China may have cracked 'carbon code'
For the first time in its recent history, China has managed to increase energy use while reducing carbon emissions — a milestone seen as an early sign of "absolute decoupling" and potentially one of the most consequential shifts in global climate politics.
By breaking the historic link between economic growth and rising emissions, China appears to be embarking on a high-stake transition towards a 'post-carbon industrial model', positioning itself as the world's first emerging electrostate.
While many countries have reduced carbon intensity, few have grown economically and consumed more energy while cutting overall emissions.
In the year leading to March 2024, China emitted an estimated 12 billion tonnes of carbon dioxide, which is more than all of Asia combined, and nearly double the emissions recorded in the United States. However, in a striking reversal, emissions during the following year showed a marginal but crucial decline, even as energy consumption continued to rise.
Carbon dioxide emissions per kilowatt hour (kWh) of electricity averaged 492 grams during the opening half of 2025, according to data from energy portal electricitymaps.com. This marked the first-ever reading below 500 grams per kWh, down from 514g/kWh during the same period in 2024 and 539g/kWh in the first half of 2023.
The shift comes amid a seemingly contradictory backdrop. In 2023 alone, China approved or began construction of 94 gigawatts (GW) of coal-fired power plants - enough to power the entire UK grid twice over.

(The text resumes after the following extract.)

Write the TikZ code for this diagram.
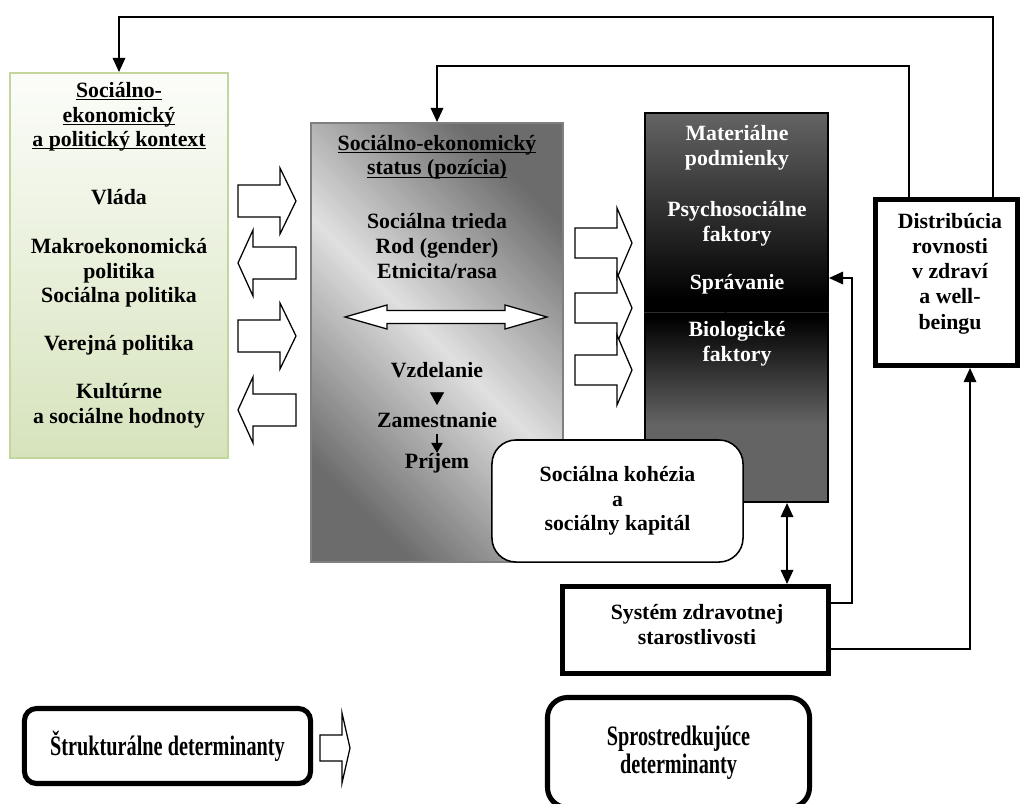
\documentclass[tikz,border=0pt]{standalone}
\usepackage{fontspec}
\setmainfont{Liberation Serif}
\newfontfamily\detfont[FakeStretch=0.72]{Liberation Serif}
\usetikzlibrary{positioning,arrows.meta}
\usepackage{xcolor}
\definecolor{ctxgreen}{RGB}{214,227,188}
\definecolor{ctxline}{RGB}{195,214,155}
\definecolor{sesdark}{RGB}{108,108,108}
\definecolor{seslight}{RGB}{224,224,224}
\definecolor{medgray}{RGB}{100,100,100}
\pgfdeclareverticalshading{medshade}{100bp}{%
  color(0bp)=(medgray); color(25bp)=(medgray); color(35bp)=(medgray);
  color(48.8bp)=(black); color(51bp)=(black); color(75bp)=(medgray); color(100bp)=(medgray)}
\newcommand\ulin[1]{\underline{\smash{#1}}}
\tikzset{
  dtxt/.style={
    font=\fontsize{15.5}{17.5}\selectfont\bfseries,
    align=center,
    inner sep=0pt
  },
  wtxt/.style={
    dtxt,
    text=white
  },
  ctxbox/.style={
    rectangle,
    draw=ctxline,
    line width=1.4pt,
    top color=ctxgreen!8,
    bottom color=ctxgreen,
    minimum width=5.45cm,
    minimum height=9.625cm
  },
  sesbox/.style={
    rectangle,
    draw=gray,
    line width=1.4pt,
    top color=sesdark,
    bottom color=sesdark,
    middle color=seslight,
    shading angle=-45,
    minimum width=6.3cm,
    minimum height=10.975cm
  },
  medbox/.style={
    rectangle,
    draw=black,
    line width=1.4pt,
    shading=medshade,
    minimum width=4.575cm,
    minimum height=9.725cm
  },
  kohbox/.style={
    rectangle,
    draw=black,
    line width=1.1pt,
    rounded corners=0.6cm,
    fill=white,
    dtxt,
    minimum width=6.275cm,
    minimum height=3.05cm
  },
  heavybox/.style={
    rectangle,
    draw=black,
    line width=3.6pt,
    fill=white
  },
  detbox/.style={
    heavybox,
    align=center,
    font=\detfont\fontsize{20}{20}\selectfont\bfseries
  },
  blockarrow/.style={
    draw=black,
    line width=0.9pt,
    fill=white
  },
  loopline/.style={
    draw=black,
    line width=1pt
  },
  tip/.style={
    -{Triangle[length=10pt,width=9pt]}
  },
  bitip/.style={
    {Triangle[length=10pt,width=9pt]}-{Triangle[length=10pt,width=9pt]}
  }
}

\begin{document}
\begin{tikzpicture}[x=0.025cm, y=-0.025cm]
    \useasboundingbox (0,0) rectangle (1024,803);

    % structural determinants
    \node (ctx) [ctxbox] at (119,265.5) {};
    \node (ctxhead) [dtxt] at (119,123.5) {\ulin{Sociálno-}\\\ulin{ekonomický}\\\ulin{a politický kontext}};
    \node (vlada) [dtxt] at (119,197) {Vláda};
    \node (makro) [dtxt] at (119,273) {Makroekonomická\\politika\\Sociálna politika};
    \node (verejna) [dtxt] at (119,345) {Verejná politika};
    \node (kultura) [dtxt] at (119,405.5) {Kultúrne\\a sociálne hodnoty};

    \node (ses) [sesbox] at (437,342.5) {};
    \node (seshead) [dtxt] at (437,164) {\ulin{Sociálno-ekonomický}\\\ulin{status (pozícia)}};
    \node (sesdims) [dtxt] at (437,246) {Sociálna trieda\\Rod (gender)\\Etnicita/rasa};
    \node (vzdel) [dtxt] at (437,370) {Vzdelanie};
    \node (zamest) [dtxt] at (437,420) {Zamestnanie};
    \node (prijem) [dtxt] at (437,463) {Príjem};
    \draw[-{Triangle[length=9pt,width=10pt]}, shorten <=11pt, shorten >=5pt] (vzdel) -- (zamest);
    \draw[-{Triangle[length=7pt,width=8pt]}, line width=0.8pt, shorten <=4pt] (zamest) -- (prijem);
    \draw[blockarrow] (345,317) -- (387,305) -- (387,310.5) -- (505,310.5) -- (505,305) -- (547,317)
        -- (505,329) -- (505,323.5) -- (387,323.5) -- (387,329) -- cycle;

    % block arrows
    \foreach \yc in {201,336}
      \draw[blockarrow] (238,\yc-16) -- (280,\yc-16) -- (280,\yc-33) -- (296,\yc)
          -- (280,\yc+33) -- (280,\yc+16) -- (238,\yc+16) -- cycle;
    \foreach \yc in {263,410}
      \draw[blockarrow] (296,\yc-16) -- (253,\yc-16) -- (253,\yc-33) -- (238,\yc)
          -- (253,\yc+33) -- (253,\yc+16) -- (296,\yc+16) -- cycle;
    \foreach \yc in {243,308,370}
      \draw[blockarrow] (575,\yc-15) -- (617,\yc-15) -- (617,\yc-35) -- (632,\yc)
          -- (617,\yc+35) -- (617,\yc+15) -- (575,\yc+15) -- cycle;

    % intermediary determinants
    \node (med) [medbox] at (736.5,307.5) {};
    \draw[gray!35!black, line width=0.6pt] (med.west |- 0,312) -- (med.east |- 0,312);
    \draw[black, line width=0.5pt] (697,297) -- (767,335);
    \node (mater) [wtxt] at (737,148) {Materiálne\\podmienky};
    \node (psycho) [wtxt] at (737,224) {Psychosociálne\\faktory};
    \node (sprav) [wtxt] at (737,284) {Správanie};
    \node (bio) [wtxt] at (737,344) {Biologické\\faktory};

    \node (koh) [kohbox] at (617.5,501) {Sociálna kohézia\\a\\sociálny kapitál};

    \node (sys) [heavybox, minimum width=6.65cm, minimum height=2.175cm] at (695.5,630) {};
    \node (systxt) [dtxt] at (697,624.5) {Systém zdravotnej\\starostlivosti};
    \node (dist) [heavybox, minimum width=3.55cm, minimum height=4.15cm] at (946.5,282.5) {};
    \node (disttxt) [dtxt, font=\fontsize{15.5}{18}\selectfont\bfseries] at (950,273.5) {Distribúcia\\rovnosti\\v zdraví\\a well-\\beingu};

    % feedback loops
    \coordinate (fb) at (852,278);
    \draw[loopline, tip] ([xshift=1.1625cm]dist.north) |- (ctx.north |- 0,17) -- (ctx.north);
    \draw[loopline, tip] ([xshift=-0.9375cm]dist.north) |- (ses.north |- 0,66) -- (ses.north);
    \draw[loopline, tip] ([yshift=0.675cm]sys.east) -| (fb) -- (med.east |- fb);
    \draw[loopline, tip] ([yshift=-0.475cm]sys.east) -| ([xshift=0.5875cm]dist.south);
    \draw[loopline, bitip] ([xshift=1.2625cm]med.south) -- ([xshift=1.2625cm]med.south |- sys.north);

    % legend
    \node (strukt) [detbox, rounded corners=0.3cm, minimum width=7.15cm, minimum height=1.875cm] at (167.5,746) {Štrukturálne determinanty};
    \node (spros) [detbox, rounded corners=0.5cm, minimum width=6.55cm, minimum height=2.75cm] at (678.5,752.5) {Sprostredkujúce\\determinanty};
    \draw[blockarrow] (320,735) -- (342,735) -- (342,713) -- (350,748) -- (342,783) -- (342,761) -- (320,761) -- cycle;
\end{tikzpicture}
\end{document}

However, at the same time, it began installing renewables at a pace that dwarfs the rest of the world. Over 500GW of wind and solar projects were under construction last year.
The apparent contradiction — a coal station nearly every week, alongside continent-sized solar farms in Inner Mongolia — is part of a redundancy strategy for energy security. Experts note that the newly built coal capacity is not intended to run continuously, but rather to backstop an increasingly renewable-powered grid in times of shortfall.
Despite the rising coal capacity, emissions intensity — the amount of CO2 per unit of GDP — continues to fall, signalling broader structural changes. China remains the world's largest carbon emitter, but its per capita emissions, while higher than the EU and UK, are still lower than the United States. The emissions data comes from research compiled by Lauri Myllyvirta at Finland's Centre for Research on Energy and Clean Air (CREA), using customs data and commodity flows, which experts say is difficult to falsify. While some scepticism remains regarding official Chinese statistics, independent analysts at the Carbon Tracker Initiative affirm the trend as credible.
'Industrial sovereignty'
However, experts argue that this alone cannot explain the decoupling. The more transformative factor is China's state-driven electrification strategy: mass investment in electric vehicles, high-speed rail, electrified industrial processes and grid upgrades, all underwritten by its industrial planning apparatus.
The shift is driven by China's tight control over key supply chains, with near-monopolies in solar-grade silicon, lithium batteries and EV production, cementing its role as the backbone of the post-carbon economy.
Analysts have long pointed out that unlike the EU or US, China's climate response is not shaped by market instruments or carbon pricing alone, but through centralised industrial planning, state-owned enterprise reform, and a long-term view of energy sovereignty. The model allows for planned overcapacity, such as building both coal and renewables, as part of a transition phase, rather than as a sign of policy indecision.
Global stakes
Meanwhile, the implications are geopolitical as much as ecological. With Trump once again pulling out, China is stepping up as a leading force on climate action.
On July 24, 2025, China and the European Union issued a joint statement, pledging to enhance and achieve their climate targets. Without naming the US directly, they referred to "the fluid and turbulent international situation today," stating that "major economies — must step up efforts to address climate change".
Moreover, through its Belt and Road Initiative, China has expanded its renewable energy outreach, funding solar projects in Egypt and wind power development in Ethiopia.
Despite remaining the world's largest coal consumer, China has made major strides in clean energy investment at home, particularly in solar, wind and electrification. In 2024, nearly half of all new renewable energy capacity added globally came from China.
Meanwhile, it is expected that there may be more to come. President Xi Jinping previously pledged to begin emissions reductions before 2030 and achieve net zero by 2060. Some analysts now believe he may announce a new emissions target for 2035 at the upcoming UN General Assembly.